Senator Moran closed by saying “I’ll take that you want to increase and improve the service, but that there are no hedge words in that paragraph.”

[Full exchange begins at 1:21:40]

Chairman Wicker, Amtrak Press Freight Railroads On OTP

In response to a question from Chairman Wicker, Anderson laid out a 90-day timeline for reestablishing metrics and standards for OTP protections following a recent Supreme Court decision favoring passengers.

Ian Jeffries of the Association of American Railroads emphasized that host railroads feel they should be able to provide input on these metrics, but acknowledged that the FRA and Amtrak have the legal right to create the metrics and standards to protect the rights of Amtrak customers.

Freights Call for Dedicated Funding for Passenger Trains

Jefferies also laid out the host railroad case for predictable and sufficient public funding for passenger trains:

“[P]roper funding is necessary, especially as Amtrak looks to change and expand service offerings.

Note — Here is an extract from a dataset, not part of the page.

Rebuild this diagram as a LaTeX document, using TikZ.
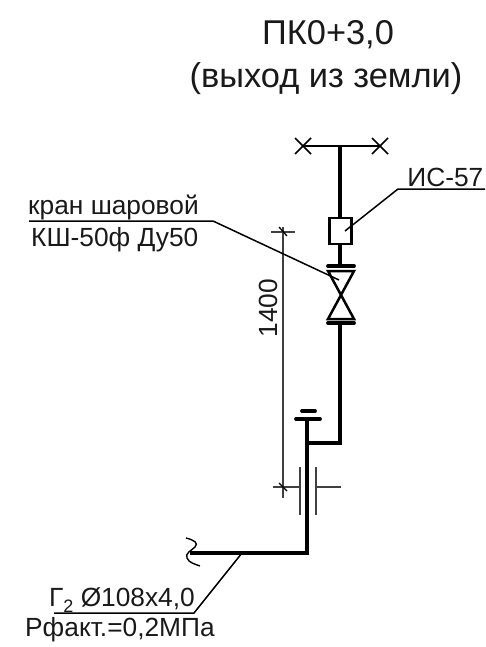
\documentclass[tikz,border=0pt]{standalone}
\usepackage{fontspec}
\setmainfont{Liberation Sans}
\tikzset{
  pipe/.style={line width=4.6pt,line cap=butt,line join=miter},
  flange/.style={line width=3.8pt,line cap=round},
  thinl/.style={line width=1.4pt,draw=black!75},
  leader/.style={line width=1.5pt,line join=miter},
  equip/.style={line width=2.5pt,line join=miter},
  lbl/.style={inner sep=0pt,anchor=base,font=\fontsize{26.3}{26.3}\selectfont,text=black!90},
  ttl/.style={inner sep=0pt,anchor=base,font=\fontsize{34.4}{34.4}\selectfont,text=black!90},
}
\begin{document}
\begin{tikzpicture}[x=1pt,y=-1pt]
\useasboundingbox (0,0) rectangle (485,647);
% titles
\node[ttl] (t1) at (328,45) {ПК0+3,0};
\node[ttl] (t2) at (326,88) {(выход из земли)};
% coordinates
\coordinate (teeL) at (303,146);
\coordinate (teeR) at (380,146);
\coordinate (teeC) at (340,146);
\node[draw,equip,rectangle,inner sep=0pt,minimum width=22pt,minimum height=26pt] (meter) at (340.5,231) {};
\coordinate (fT) at (340,266);
\coordinate (fB) at (340,323);
\coordinate (el1) at (340,443);
\coordinate (el2) at (307,443);
\coordinate (stT) at (307,419);
\coordinate (elb) at (307,553);
\coordinate (pipeL) at (190,553);
% crossbar
\draw[line width=1.5pt] (teeL) -- (teeR);
\foreach \c in {teeL,teeR}{
  \draw[line width=1.5pt] ([shift={(-8,-8)}]\c) -- ([shift={(8,8)}]\c);
  \draw[line width=1.5pt] ([shift={(-8,8)}]\c) -- ([shift={(8,-8)}]\c);
}
% pipes
\draw[pipe] (teeC) -- (teeC |- meter.north);
\draw[pipe] (teeC |- meter.south) -- (fT);
\draw[pipe] (fB) -- (el1) -- (el2);
\draw[pipe] (stT) -- (elb) -- (pipeL);
% valve
\draw[flange] (328,266) -- (354,266);
\draw[flange] (328,323) -- (354,323);
\draw[equip] (328,271) -- (354,271) -- (328,319) -- (354,319) -- cycle;
% stem flanges
\draw[flange] (296,419) -- (320,419);
\draw[flange] (302,411) -- (315,411);
% sleeve
\draw[thinl] (300,467) -- (300,515);
\draw[thinl] (316,467) -- (316,515);
\draw[thinl] (273,487) -- (300,487);
\draw[thinl] (316,487) -- (341,487);
% dimension
\draw[thinl] (283,227) -- (283,498);
\draw[thinl] (271,232) -- (295,232);
\draw[line width=1.3pt] (279,227) -- (287,236);
\draw[line width=1.3pt] (279,483) -- (287,491);
\node[lbl,rotate=90] (dim) at (277,308) {1400};
% break
\draw[line width=1.4pt] (186,538) .. controls (194,540) and (199,543) .. (195,547) .. controls (191,551) and (185,553) .. (187,558) .. controls (189,563) and (195,564) .. (200,566);
% leaders
\draw[leader] (345,231) -- (398,189) -- (485,189);
\draw[leader] (339,280) -- (213,221) -- (29,221);
\draw[leader] (242,553) -- (194,613) -- (54,613);
% labels
\node[lbl,anchor=base east] (a) at (483.5,186) {ИС-57};
\node[lbl,anchor=base west] (b) at (28,214) {кран шаровой};
\node[lbl,anchor=base west] (c) at (31,246) {КШ-50ф Ду50};
\node[lbl,anchor=base west] (d) at (49,606) {Г\raisebox{-6pt}{\fontsize{18}{18}\selectfont 2} Ø108x4,0};
\node[lbl,anchor=base west] (e) at (25,636) {Рфакт.=0,2МПа};
\end{tikzpicture}
\end{document}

As laid out in AAR’s surface transportation reauthorization recommendations, policymakers should provide passenger railroads — including Amtrak — with the dedicated funding they need to operate safely and effectively, and to pay for expanded capacity when they require it. It is not reasonable to expect Amtrak to be able to plan, build, and maintain an adequate network that provides optimal transportation mobility and connectivity when there is excessive uncertainty regarding what its capital and operating funding will be from one year to the next. If Congress provides predictable and needed levels of federal funding support, Amtrak and its state partners could better deliver a future of improved reliability, enhanced capacity, more service, and reduced trip times.”

Anderson Describes a Path Forward

While Anderson engaged in testy interactions with several Senators, when pressed on the importance of long-distance routes to rural America, he went out of his way to agree with our argument:

“Intercity passenger rail can play a really important role in connecting rural America to urban American. There is no doubt about it. We see it across the network. And there is a permanent place for the long-distance network. I just don’t think the long-distance network serves a lot of these communities very well. And that we could do a lot better job serving these communities.”

Anderson’s oft-repeated caveat -- that the ultimate decision lies with Congress, but retaining existing levels of service will require increased funding for new equipment and solving the OTP crisis -- should be seen as a path forward for rail advocates. By convincing Congress to finally invest in the national rail network at sufficient levels, we can provide reliable, efficient rail service to all Americans.